━━ WORKING DATA ━━
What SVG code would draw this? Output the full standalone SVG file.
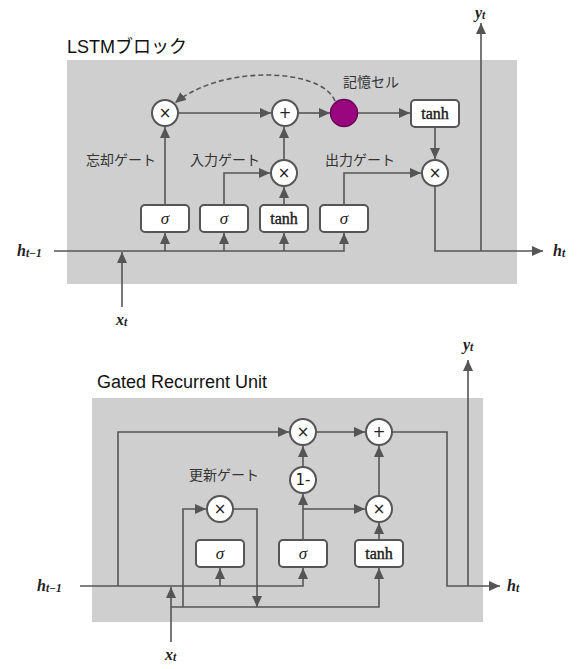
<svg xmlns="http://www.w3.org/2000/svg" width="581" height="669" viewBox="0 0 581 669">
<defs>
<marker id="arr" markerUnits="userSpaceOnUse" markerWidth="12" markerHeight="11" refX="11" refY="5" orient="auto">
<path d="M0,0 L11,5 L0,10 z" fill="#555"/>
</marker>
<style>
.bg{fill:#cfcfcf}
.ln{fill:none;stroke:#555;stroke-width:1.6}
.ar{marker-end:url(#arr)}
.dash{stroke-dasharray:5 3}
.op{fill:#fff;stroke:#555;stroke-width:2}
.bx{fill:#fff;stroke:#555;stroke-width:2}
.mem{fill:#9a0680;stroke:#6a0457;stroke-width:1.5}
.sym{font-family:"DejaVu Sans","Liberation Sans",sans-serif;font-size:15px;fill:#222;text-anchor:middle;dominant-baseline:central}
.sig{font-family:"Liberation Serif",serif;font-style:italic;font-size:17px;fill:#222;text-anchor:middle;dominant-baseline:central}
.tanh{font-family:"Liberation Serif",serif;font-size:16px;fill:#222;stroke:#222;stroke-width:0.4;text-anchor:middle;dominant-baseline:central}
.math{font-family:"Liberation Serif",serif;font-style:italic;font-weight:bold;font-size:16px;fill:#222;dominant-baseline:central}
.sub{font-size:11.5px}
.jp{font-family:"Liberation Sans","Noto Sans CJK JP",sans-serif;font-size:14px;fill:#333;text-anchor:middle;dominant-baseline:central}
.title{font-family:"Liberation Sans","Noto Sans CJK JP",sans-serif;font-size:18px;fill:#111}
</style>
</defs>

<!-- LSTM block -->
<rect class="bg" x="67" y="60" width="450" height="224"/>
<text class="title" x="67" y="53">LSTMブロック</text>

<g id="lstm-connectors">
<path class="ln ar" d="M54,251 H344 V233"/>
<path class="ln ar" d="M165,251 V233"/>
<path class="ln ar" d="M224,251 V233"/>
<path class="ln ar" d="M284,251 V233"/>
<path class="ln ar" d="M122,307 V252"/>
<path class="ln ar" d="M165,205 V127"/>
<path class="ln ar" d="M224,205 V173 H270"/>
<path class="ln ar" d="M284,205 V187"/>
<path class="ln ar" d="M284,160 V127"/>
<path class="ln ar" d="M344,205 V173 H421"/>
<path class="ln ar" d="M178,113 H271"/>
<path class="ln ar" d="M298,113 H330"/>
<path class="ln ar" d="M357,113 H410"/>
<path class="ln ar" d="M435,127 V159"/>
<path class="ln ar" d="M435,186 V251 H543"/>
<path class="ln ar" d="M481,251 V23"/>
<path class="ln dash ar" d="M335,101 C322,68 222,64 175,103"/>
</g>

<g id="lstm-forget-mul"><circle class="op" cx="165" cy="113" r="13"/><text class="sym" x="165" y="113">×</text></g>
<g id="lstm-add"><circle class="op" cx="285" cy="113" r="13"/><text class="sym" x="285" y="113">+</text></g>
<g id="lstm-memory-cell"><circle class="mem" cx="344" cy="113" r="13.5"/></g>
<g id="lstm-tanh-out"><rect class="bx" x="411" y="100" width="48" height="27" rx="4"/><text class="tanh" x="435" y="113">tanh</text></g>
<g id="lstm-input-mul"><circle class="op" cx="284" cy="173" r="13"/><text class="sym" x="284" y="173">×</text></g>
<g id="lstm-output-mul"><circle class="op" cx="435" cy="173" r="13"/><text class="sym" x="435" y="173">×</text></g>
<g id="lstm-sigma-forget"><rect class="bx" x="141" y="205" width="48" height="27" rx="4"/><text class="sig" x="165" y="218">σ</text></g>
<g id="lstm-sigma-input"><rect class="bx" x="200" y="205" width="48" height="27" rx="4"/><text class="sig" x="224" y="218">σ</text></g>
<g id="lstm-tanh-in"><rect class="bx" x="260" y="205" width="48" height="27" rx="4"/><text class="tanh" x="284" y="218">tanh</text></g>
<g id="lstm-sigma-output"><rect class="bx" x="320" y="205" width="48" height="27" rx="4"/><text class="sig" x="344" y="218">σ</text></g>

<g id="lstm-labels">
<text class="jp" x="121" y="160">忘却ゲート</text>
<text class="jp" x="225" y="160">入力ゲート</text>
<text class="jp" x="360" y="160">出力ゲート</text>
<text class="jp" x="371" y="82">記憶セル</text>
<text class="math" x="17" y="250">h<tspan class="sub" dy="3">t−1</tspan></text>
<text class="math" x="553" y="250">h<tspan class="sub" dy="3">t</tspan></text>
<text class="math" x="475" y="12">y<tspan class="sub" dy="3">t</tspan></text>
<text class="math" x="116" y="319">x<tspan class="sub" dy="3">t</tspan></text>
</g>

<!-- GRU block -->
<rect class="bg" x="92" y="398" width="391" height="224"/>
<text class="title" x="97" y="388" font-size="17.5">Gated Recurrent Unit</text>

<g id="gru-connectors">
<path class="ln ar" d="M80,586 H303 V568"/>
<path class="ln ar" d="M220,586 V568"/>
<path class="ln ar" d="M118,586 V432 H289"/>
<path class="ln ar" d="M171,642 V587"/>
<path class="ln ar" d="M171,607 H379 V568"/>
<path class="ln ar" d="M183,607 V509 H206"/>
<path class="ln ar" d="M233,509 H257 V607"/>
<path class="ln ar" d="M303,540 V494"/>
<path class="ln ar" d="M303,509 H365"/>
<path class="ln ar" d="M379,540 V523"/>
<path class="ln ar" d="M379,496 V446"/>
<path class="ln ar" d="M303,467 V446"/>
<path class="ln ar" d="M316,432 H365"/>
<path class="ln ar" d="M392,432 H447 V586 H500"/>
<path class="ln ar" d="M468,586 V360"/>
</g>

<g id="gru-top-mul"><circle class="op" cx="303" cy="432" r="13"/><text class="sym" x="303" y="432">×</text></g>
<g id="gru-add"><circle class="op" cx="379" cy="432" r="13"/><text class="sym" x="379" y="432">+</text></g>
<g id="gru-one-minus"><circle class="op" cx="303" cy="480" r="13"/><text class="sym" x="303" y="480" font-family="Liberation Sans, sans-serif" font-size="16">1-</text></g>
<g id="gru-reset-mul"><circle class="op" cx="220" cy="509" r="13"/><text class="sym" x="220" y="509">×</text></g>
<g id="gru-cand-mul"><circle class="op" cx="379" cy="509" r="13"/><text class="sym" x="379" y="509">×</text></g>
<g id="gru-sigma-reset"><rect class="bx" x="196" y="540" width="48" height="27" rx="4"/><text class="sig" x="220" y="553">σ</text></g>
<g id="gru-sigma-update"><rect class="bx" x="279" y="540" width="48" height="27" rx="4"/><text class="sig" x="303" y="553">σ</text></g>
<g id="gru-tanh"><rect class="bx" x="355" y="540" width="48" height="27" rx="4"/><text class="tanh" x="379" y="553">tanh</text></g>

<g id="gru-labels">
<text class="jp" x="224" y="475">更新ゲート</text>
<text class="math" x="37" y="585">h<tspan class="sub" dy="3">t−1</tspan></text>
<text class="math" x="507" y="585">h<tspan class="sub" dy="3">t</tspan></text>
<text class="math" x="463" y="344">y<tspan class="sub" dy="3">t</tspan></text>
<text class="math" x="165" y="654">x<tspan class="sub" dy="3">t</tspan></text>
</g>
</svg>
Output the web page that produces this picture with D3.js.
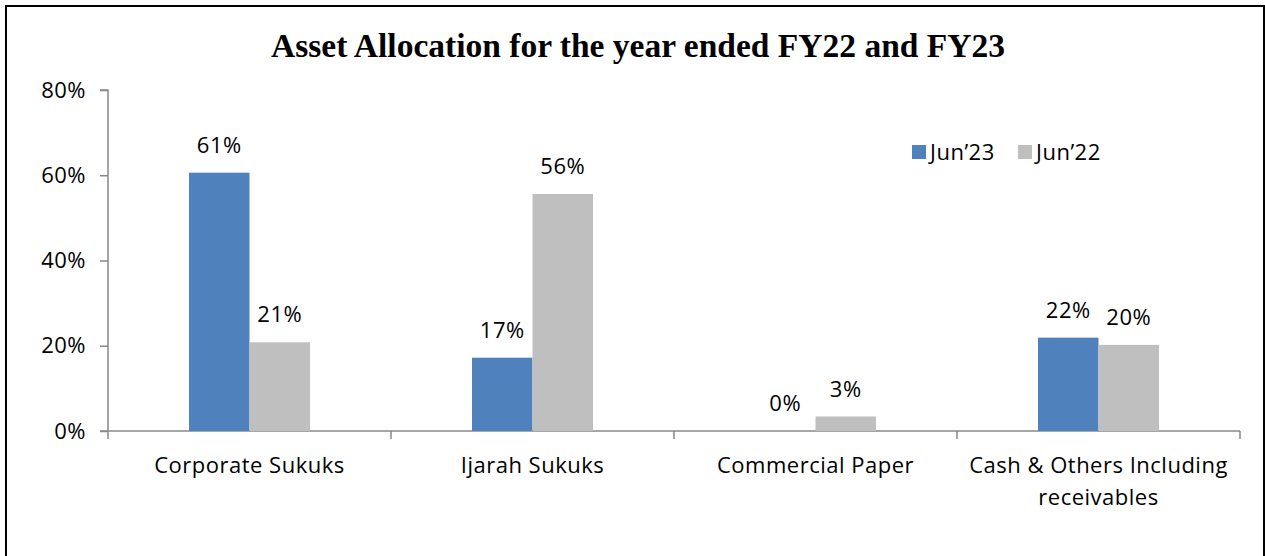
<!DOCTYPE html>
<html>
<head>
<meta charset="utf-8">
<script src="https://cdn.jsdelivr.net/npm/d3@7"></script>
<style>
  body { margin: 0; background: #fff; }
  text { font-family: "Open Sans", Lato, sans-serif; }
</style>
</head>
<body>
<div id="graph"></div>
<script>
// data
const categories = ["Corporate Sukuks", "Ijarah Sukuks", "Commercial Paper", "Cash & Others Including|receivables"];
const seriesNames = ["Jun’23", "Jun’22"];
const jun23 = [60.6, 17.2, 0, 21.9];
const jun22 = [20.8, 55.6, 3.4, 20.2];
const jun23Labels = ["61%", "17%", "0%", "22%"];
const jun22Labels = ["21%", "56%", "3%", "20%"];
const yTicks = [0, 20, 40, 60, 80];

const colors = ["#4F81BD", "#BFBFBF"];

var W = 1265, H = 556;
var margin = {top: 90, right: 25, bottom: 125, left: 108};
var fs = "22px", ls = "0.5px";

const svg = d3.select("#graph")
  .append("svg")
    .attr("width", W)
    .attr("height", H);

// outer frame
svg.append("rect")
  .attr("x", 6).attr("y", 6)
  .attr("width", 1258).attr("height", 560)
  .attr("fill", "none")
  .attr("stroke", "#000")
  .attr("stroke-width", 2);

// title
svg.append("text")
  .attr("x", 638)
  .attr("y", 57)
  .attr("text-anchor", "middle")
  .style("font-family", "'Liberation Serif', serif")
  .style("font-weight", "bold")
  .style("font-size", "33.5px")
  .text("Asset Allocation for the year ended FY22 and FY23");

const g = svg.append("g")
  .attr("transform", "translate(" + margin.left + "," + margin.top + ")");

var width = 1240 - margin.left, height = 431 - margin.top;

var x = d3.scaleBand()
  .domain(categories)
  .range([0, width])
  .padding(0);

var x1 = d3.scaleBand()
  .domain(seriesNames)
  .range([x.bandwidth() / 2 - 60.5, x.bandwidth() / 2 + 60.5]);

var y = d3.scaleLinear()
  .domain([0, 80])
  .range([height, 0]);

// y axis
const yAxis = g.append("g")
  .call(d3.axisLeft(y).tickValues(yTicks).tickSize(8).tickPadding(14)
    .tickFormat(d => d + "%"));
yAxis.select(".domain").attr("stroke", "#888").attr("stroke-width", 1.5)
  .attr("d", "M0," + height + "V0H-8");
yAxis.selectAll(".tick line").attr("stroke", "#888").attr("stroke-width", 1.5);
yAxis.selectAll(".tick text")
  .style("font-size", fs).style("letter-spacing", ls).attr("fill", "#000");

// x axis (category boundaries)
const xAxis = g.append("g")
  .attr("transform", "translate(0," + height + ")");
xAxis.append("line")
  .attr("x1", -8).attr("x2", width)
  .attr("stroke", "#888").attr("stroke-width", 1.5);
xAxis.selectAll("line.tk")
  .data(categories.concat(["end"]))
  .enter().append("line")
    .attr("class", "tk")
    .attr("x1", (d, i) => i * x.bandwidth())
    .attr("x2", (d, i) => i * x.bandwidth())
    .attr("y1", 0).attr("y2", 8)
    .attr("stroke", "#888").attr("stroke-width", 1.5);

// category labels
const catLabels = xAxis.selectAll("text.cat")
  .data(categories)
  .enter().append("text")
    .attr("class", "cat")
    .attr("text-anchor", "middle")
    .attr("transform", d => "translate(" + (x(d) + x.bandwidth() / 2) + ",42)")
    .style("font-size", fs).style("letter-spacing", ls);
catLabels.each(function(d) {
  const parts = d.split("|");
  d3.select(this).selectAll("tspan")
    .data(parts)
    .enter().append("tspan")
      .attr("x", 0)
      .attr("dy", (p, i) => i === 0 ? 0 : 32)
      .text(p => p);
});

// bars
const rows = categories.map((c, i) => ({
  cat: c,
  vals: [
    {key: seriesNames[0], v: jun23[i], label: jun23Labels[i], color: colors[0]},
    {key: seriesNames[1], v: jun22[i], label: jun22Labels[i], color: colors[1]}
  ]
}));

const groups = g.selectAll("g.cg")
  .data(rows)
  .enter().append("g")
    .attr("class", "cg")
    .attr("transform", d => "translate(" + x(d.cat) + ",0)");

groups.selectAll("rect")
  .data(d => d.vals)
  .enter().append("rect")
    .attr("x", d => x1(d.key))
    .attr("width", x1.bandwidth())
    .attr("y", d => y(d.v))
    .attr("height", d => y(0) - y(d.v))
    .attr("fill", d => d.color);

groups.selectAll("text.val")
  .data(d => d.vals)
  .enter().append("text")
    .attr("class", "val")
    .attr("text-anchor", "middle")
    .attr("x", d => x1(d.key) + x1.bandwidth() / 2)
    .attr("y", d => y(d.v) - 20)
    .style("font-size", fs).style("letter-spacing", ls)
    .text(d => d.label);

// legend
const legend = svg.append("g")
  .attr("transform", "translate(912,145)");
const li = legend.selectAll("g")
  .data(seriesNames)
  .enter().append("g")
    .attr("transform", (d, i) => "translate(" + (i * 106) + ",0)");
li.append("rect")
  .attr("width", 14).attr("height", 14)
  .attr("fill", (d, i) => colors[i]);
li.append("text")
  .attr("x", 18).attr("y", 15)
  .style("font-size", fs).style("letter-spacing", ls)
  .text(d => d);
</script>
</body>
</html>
━━━
§ TASK DESCRIPTION: Your task is to transcribe exactly the lines starting at the line that contains "Output the web" and ending at the line that contains "Allocation for the", both included. Leave out the pictures.

§ THE ANSWER:
Output the web page that produces this picture with D3.js.
<!DOCTYPE html>
<html>
<head>
<meta charset="utf-8">
<script src="https://cdn.jsdelivr.net/npm/d3@7"></script>
<style>
  body { margin: 0; background: #fff; }
  text { font-family: "Open Sans", Lato, sans-serif; }
</style>
</head>
<body>
<div id="graph"></div>
<script>
// data
const categories = ["Corporate Sukuks", "Ijarah Sukuks", "Commercial Paper", "Cash & Others Including|receivables"];
const seriesNames = ["Jun’23", "Jun’22"];
const jun23 = [60.6, 17.2, 0, 21.9];
const jun22 = [20.8, 55.6, 3.4, 20.2];
const jun23Labels = ["61%", "17%", "0%", "22%"];
const jun22Labels = ["21%", "56%", "3%", "20%"];
const yTicks = [0, 20, 40, 60, 80];

const colors = ["#4F81BD", "#BFBFBF"];

var W = 1265, H = 556;
var margin = {top: 90, right: 25, bottom: 125, left: 108};
var fs = "22px", ls = "0.5px";

const svg = d3.select("#graph")
  .append("svg")
    .attr("width", W)
    .attr("height", H);

// outer frame
svg.append("rect")
  .attr("x", 6).attr("y", 6)
  .attr("width", 1258).attr("height", 560)
  .attr("fill", "none")
  .attr("stroke", "#000")
  .attr("stroke-width", 2);

// title
svg.append("text")
  .attr("x", 638)
  .attr("y", 57)
  .attr("text-anchor", "middle")
  .style("font-family", "'Liberation Serif', serif")
  .style("font-weight", "bold")
  .style("font-size", "33.5px")
  .text("Asset Allocation for the year ended FY22 and FY23");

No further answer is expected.